Australia will abolish a temporary work visa popular with foreigners and replace it with a new program requiring better English-language and job skills, Prime Minister Malcolm Turnbull said on Tuesday.
Turnbull, struggling with poor voter approval ratings, rejected suggestions the visa policy change was in response to far-right wing political parties, such as One Nation demanding more nationalistic policies.
But in a Facebook announcement Turnbull said: “Our reforms will have a simple focus: Australian jobs and Australian values.”
Turnbull said the visa change would attract better skilled workers and see Australians employed over cheap foreign workers brought in under the old 457 visa program.
“We are an immigration nation, but the fact remains—Australian workers must have priority for Australian jobs,” he said. “We’ll no longer allow 457 visas to be passports to jobs that could and should go to Australians.”
The 457 visa was introduced in the 1990s to expedite the entry of business professionals and highly skilled migrants but over time it was opened up to include a broad suite of workers.
The program has become mired in controversy with allegations the visa was being misused by employers to import workers on the cheap, not to fill genuine skill shortage.
“We are bringing the 457 visa class to an end.
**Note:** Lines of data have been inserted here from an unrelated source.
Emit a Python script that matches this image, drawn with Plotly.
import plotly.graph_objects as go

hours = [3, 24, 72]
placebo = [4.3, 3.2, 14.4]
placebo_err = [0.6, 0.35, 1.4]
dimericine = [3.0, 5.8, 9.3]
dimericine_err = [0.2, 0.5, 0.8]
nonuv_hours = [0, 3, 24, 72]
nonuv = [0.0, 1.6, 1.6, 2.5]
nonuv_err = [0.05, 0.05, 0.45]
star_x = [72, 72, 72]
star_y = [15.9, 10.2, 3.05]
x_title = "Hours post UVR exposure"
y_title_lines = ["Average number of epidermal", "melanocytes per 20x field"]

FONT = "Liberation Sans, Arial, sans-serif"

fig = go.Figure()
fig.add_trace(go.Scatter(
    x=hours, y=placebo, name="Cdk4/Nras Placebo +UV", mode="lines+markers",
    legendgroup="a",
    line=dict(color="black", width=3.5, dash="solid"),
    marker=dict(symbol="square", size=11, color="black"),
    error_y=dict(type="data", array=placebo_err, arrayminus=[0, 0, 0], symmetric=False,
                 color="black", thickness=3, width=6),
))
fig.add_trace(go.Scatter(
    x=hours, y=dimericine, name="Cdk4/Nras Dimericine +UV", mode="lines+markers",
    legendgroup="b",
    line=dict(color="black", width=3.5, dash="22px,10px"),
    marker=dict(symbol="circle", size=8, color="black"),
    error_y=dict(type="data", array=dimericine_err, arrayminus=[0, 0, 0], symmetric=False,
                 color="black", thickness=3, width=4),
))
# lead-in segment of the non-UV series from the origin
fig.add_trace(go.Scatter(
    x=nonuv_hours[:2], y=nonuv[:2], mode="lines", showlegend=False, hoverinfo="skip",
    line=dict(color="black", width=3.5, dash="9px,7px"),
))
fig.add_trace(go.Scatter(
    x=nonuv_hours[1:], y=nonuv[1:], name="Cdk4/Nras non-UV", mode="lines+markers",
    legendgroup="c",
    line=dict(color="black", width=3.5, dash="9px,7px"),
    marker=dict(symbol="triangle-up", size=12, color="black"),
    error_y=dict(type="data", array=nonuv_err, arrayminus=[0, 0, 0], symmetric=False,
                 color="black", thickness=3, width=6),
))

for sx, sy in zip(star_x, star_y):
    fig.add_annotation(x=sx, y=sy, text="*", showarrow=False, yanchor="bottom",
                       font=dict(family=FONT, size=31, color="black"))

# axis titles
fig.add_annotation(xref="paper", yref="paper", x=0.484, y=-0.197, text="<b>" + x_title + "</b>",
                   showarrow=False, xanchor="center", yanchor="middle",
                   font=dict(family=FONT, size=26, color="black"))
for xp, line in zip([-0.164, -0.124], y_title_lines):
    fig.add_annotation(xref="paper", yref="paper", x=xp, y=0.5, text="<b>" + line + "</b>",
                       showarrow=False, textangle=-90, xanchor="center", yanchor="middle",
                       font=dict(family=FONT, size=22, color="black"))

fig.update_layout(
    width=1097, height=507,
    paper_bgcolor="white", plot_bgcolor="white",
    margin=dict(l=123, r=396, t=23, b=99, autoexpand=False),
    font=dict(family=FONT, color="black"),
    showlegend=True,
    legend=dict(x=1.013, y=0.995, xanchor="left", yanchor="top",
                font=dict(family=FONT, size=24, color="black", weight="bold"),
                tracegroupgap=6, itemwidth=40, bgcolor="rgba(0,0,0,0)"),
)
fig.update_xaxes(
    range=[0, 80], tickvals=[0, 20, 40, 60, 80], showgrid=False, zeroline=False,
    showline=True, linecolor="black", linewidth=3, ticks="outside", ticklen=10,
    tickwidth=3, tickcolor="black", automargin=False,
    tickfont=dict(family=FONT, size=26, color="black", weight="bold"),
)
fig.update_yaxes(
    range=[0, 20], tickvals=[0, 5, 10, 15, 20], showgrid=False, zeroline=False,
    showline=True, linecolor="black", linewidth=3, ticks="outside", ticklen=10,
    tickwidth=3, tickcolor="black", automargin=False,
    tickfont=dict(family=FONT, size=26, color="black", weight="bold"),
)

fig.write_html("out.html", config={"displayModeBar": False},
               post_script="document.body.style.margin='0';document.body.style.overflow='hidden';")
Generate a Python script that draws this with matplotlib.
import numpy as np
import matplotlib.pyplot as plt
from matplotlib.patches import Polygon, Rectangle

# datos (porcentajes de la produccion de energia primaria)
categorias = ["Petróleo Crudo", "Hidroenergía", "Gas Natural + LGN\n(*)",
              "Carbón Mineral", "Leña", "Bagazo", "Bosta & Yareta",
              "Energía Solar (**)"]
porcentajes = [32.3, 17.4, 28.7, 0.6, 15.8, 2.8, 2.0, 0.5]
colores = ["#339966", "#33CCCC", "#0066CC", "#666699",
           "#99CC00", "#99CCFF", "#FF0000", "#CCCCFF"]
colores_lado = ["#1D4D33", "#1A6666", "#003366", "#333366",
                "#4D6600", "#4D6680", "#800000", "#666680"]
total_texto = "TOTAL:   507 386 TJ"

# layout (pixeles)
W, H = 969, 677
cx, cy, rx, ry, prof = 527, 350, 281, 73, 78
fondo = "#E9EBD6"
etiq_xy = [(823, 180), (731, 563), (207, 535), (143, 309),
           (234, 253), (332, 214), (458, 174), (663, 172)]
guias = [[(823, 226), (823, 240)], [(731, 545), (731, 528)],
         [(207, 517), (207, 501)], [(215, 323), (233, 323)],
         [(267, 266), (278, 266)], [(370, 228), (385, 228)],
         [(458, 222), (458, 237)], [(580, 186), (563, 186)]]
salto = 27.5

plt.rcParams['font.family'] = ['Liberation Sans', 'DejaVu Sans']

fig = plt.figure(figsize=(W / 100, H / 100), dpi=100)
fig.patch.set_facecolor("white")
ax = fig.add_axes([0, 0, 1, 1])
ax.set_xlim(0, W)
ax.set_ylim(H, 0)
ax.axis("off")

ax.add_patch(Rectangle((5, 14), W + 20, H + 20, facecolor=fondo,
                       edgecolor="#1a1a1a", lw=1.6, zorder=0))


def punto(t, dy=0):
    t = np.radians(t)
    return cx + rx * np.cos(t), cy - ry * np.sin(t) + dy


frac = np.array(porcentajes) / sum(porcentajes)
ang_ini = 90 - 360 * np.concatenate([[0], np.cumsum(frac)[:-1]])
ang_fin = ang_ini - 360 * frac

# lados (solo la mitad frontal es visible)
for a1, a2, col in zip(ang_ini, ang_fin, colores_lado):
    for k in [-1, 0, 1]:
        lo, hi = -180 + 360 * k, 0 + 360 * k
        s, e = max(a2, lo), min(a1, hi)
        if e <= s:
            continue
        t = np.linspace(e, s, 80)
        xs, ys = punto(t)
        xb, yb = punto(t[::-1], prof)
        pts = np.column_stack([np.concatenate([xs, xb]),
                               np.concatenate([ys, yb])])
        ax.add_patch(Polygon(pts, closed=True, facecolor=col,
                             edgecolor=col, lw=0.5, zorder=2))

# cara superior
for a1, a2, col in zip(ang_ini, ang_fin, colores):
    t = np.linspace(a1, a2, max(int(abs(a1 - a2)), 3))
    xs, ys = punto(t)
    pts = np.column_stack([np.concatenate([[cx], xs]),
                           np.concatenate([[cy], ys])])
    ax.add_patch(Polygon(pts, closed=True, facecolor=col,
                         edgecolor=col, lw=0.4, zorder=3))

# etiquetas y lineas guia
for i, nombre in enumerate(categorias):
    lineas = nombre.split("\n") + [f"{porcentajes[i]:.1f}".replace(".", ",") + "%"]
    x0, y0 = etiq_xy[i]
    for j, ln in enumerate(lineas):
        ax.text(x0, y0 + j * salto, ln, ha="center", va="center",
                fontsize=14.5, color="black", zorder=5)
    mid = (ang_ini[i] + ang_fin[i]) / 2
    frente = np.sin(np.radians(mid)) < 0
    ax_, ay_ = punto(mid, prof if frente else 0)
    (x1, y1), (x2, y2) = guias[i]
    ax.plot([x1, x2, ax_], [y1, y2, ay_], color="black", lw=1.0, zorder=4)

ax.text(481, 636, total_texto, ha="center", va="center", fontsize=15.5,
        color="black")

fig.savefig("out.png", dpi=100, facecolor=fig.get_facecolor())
It’s lost its credibility,” Turnbull said at a press conference in Canberra.
Anyone now in Australia on a 457 visa will not be affected by the new arrangements.
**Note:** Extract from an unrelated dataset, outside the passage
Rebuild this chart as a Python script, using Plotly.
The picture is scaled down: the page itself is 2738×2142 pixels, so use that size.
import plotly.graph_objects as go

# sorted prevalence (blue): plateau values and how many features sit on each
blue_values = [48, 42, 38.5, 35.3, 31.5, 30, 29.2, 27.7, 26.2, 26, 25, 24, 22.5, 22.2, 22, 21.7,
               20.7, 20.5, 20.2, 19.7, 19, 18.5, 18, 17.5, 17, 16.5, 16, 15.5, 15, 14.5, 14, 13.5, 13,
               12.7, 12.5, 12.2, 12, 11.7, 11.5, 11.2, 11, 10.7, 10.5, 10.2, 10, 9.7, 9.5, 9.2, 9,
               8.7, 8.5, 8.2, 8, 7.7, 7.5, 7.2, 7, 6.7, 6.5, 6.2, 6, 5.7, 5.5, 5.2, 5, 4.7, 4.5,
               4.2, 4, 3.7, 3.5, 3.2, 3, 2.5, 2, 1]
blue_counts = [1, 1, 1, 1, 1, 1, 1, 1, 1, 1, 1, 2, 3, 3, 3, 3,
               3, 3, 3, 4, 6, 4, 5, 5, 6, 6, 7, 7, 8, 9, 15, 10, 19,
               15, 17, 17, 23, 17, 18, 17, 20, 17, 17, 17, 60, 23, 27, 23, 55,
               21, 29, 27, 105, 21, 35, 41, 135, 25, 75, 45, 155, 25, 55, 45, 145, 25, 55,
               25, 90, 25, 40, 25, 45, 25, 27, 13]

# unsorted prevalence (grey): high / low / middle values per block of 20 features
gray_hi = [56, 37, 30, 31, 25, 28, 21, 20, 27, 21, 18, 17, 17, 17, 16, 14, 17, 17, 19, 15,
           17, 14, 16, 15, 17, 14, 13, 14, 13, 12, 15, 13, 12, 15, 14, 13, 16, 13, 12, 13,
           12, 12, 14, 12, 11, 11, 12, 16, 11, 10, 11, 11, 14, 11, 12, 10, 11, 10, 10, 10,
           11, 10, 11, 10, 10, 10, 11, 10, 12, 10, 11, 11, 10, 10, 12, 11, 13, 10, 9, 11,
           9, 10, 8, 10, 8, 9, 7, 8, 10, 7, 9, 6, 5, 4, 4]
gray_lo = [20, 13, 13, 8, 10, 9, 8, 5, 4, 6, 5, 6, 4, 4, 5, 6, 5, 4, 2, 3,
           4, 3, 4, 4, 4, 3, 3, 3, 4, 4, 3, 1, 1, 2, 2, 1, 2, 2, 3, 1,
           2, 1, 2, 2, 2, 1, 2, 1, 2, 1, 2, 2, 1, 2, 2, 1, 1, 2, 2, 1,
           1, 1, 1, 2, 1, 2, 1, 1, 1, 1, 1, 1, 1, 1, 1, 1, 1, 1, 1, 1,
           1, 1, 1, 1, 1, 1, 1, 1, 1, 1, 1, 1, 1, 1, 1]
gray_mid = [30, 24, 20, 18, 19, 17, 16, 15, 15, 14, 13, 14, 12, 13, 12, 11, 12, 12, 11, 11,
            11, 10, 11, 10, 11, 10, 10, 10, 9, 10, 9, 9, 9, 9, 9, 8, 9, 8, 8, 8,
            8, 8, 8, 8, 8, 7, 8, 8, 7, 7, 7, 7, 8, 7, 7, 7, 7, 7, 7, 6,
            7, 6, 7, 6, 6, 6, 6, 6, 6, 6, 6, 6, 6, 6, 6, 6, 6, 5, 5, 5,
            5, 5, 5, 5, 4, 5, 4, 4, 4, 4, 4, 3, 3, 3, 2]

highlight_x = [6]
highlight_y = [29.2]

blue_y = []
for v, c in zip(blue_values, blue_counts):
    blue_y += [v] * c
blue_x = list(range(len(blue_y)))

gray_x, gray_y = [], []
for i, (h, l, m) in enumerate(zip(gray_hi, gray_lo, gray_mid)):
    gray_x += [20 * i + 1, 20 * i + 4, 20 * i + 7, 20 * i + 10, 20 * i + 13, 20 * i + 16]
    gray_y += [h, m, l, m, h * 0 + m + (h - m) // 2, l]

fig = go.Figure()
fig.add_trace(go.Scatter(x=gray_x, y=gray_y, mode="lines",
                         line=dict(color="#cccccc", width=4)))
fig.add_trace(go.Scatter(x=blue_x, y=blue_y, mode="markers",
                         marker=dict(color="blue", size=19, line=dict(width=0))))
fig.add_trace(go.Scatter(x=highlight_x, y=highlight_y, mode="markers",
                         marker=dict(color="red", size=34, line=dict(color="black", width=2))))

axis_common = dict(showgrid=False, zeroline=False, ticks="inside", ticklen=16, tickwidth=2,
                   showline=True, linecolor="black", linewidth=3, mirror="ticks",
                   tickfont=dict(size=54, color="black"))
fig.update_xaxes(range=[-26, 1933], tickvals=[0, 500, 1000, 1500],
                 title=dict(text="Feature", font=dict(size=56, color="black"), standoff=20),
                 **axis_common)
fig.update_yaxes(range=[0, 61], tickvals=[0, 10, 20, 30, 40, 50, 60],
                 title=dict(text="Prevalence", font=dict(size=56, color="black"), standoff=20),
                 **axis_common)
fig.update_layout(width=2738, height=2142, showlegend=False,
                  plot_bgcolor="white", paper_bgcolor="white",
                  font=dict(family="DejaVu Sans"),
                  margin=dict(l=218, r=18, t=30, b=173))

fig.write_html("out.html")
The 457 visa, now used by about 95,000 foreign workers, will be replaced by a new temporary visa and the list of occupations that qualify for a visa will be reduced from more than 200.
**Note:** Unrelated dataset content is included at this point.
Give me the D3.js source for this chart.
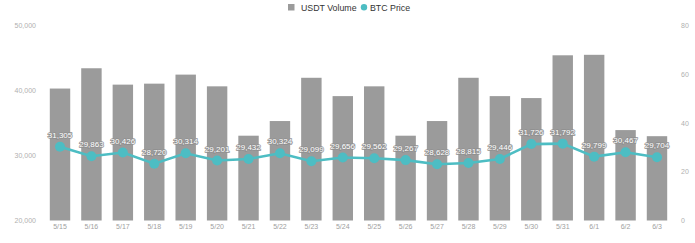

The new visa will be limited to a two-year period and a second four-year visa will require a higher standard of English language. From 1901 to around 1973, Australia restricted non-white immigration under a White Australia policy which required an English language test.
The Australian Industry Group (Ai Group), which represents more than 60,000 business, said the changes would improve the integrity of Australia’s visa program.
“The temporary skilled visa program should now be considered as settled without the need for further reviews and disruptive policy change,” said Ai Group Chief Executive Innes Willox.
Some experts said the government should focus on boosting education and training systems to address Australia’s skills needs.The opposition was not impressed though. Labor leader Bill Shorten tweeted “the only job Malcolm Turnbull cares about saving is his own.”
The Federal Government also has announced sweeping changes to the nation’s citizenship laws, with Prime Minister Malcolm Turnbull declaring that new arrivals must prize “Australian values” and prove their commitment to the nation.
- Migrants with a history of family violence, organised crime could be banned
- English language test will contain more components
- Permanent residents’ eligibility for citizenship application will increase to four years
Opposition Leader Bill Shorten said many of the proposals were reasonable but Labor also described the changes as pandering to the right wing of the Liberal Party.
The new measures would see migrants face a tougher citizenship test which will assess their commitment to Australia and their attitudes to religious freedom and gender equality.
Those with a history of family violence or organised crime could also be barred from citizenship.
Applicants will be asked to demonstrate that they have integrated into Australian society, for example by joining clubs or by providing evidence that they are employed and their children are in school.
A more stringent English language test will also be introduced, which will include “reading, writing and listening” components.
Migrants who become permanent residents will also have to wait four years before they can apply for citizenship — instead of the at least one-year wait at the moment.
If an applicant fails the test three times they will have to wait another two years before they can sit it again.
The Coalition will have to pass the changes through Parliament but if they do, those who apply for citizenship from today will be subject to the new rules.